Gustave Guillaume considère la langue entre puissance et acte, ce qui fait écho à de Saussure qui distingue langue et parole. Ici toutefois c’est plus complexe de ce que cela fait appel à la notion de temps opératif. L’esprit humain, pour Guillaume, a l’expérience du temps mais non de sa représentation, il recourt alors à une construction de nature spatiale : passé – présent – futur. Mais c’est trop simple, il faudrait pouvoir représenter les phases par lesquelles la pensée est passée pour la construire. On appelle temps opératif le temps que l’esprit emploie pour réaliser « une image-temps ».  La grande trouvaille du 20ème siècle revient à Benveniste soit la théorie de l’énonciation. Cette dimension mesure l’écart que le sujet entretient avec ses représentations. De tout ceci voici une 1ère proposition de définition du temps messianique : c’est le temps que met le temps pour finir. Le temps que nous mettons pour faire finir, pour achever notre représentation du temps. KAIROS, CHRONOS. Ce que nous saisissons quand nous saisissons une occasion n’est pas un autre temps mais seulement un temps contracté, abrégé. 

Paul décompose le temps messianique en 2 temps : la résurrection et la parousie (la seconde venue du christ à la fin des temps).
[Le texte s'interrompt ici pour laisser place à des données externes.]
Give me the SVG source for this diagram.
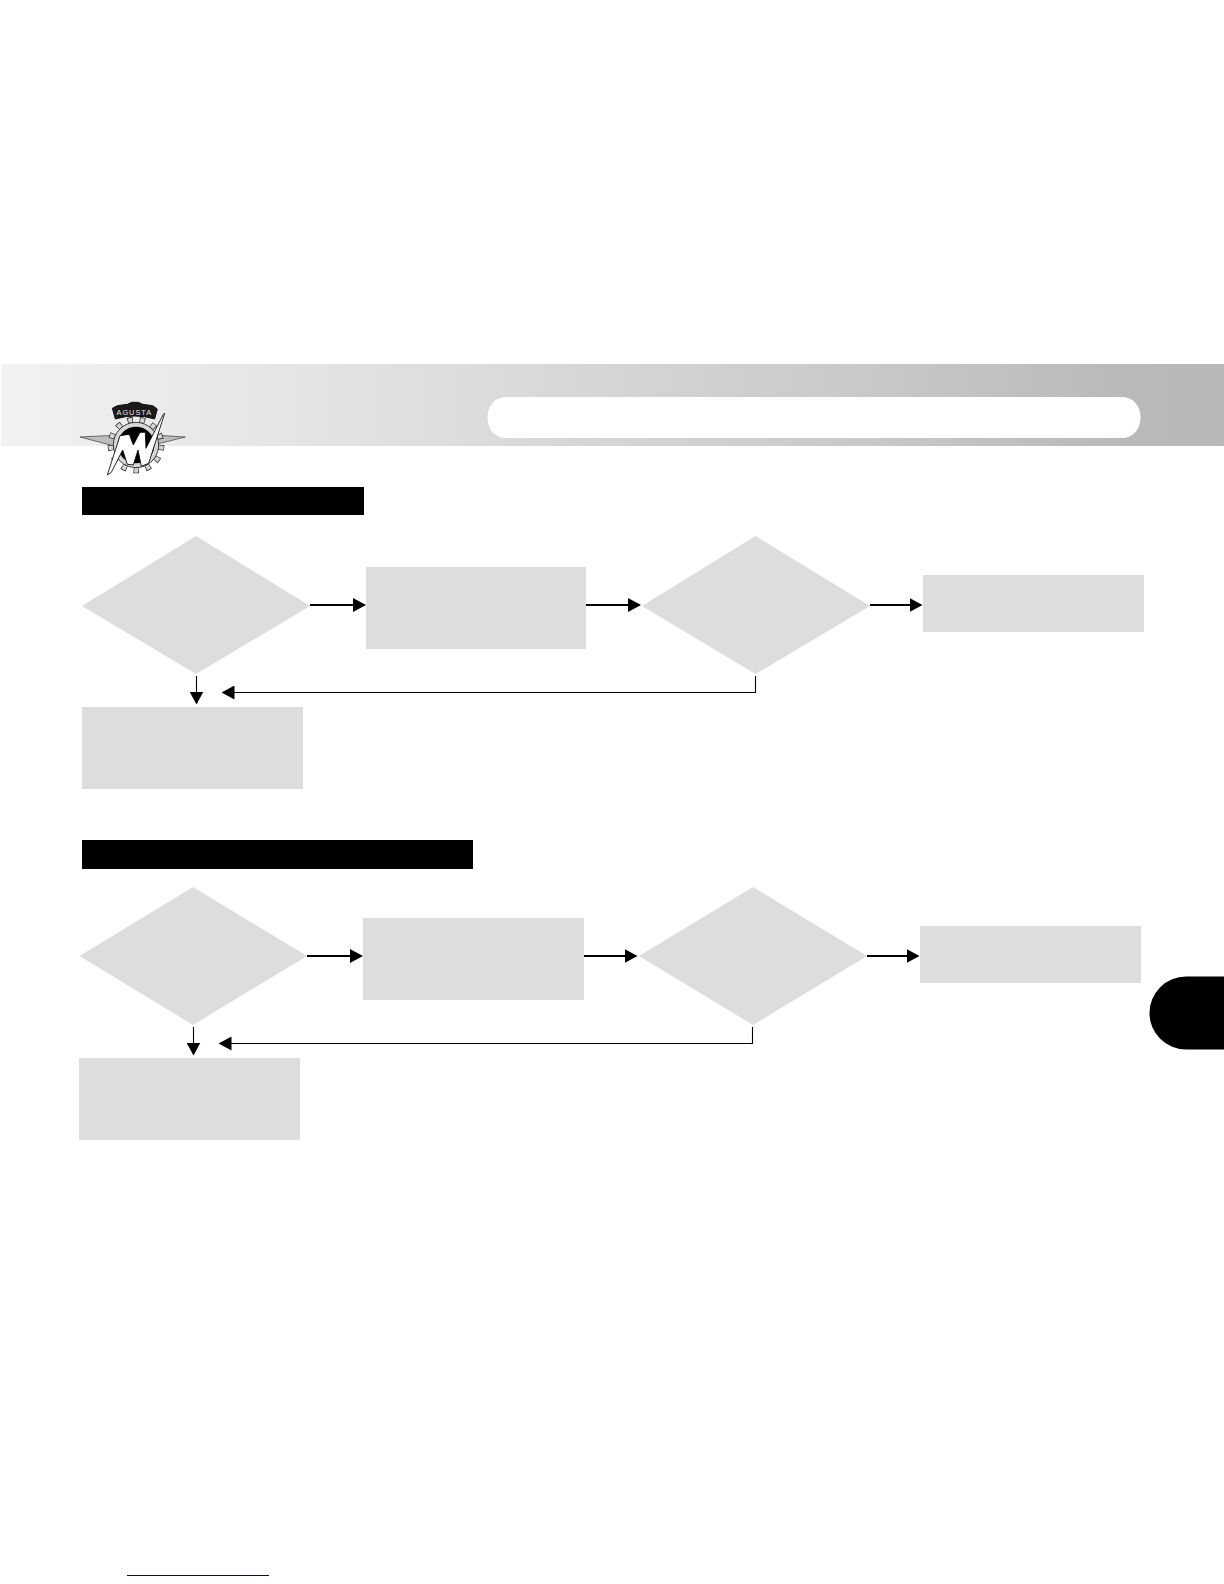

Il y aurait ici un risque de dilatation implicite dans le concept de temps de transition qui comme toute transition tend à se prolonger à l’infini et à rendre ainsi insaisissable la fin qu’elle devrait produire. Parousie : dans le présent l’être est pour ainsi dire « à-côté de lui même ». La parousie n’indique ni un complément qui s’ajouterait à quelque chose pour le rendre complet ni un supplément qui s’ajouterait ultérieurement sans jamais réussir à atteindre l’accomplissement ; il faut utiliser la notion d’hétérogénéité tout le temps.  La présence messianique est à côté d’elle même parce que sans jamais coïncider avec un instant chronologique et sans s’ajouter à lui, elle parvient à la saisir et à l’amener de l’intérieur à son achèvement. Ma venue et l’heure : nous sommes si proches que l’heure de ma venue a failli arriver avant moi ! La Genèse est écrite pour expliquer que la création s’achève en 6 jours et que Dieu se repose le samedi. Mais la traduction de la Septante distingue la fin de la création du repos et marque la fin de la création au vendredi !!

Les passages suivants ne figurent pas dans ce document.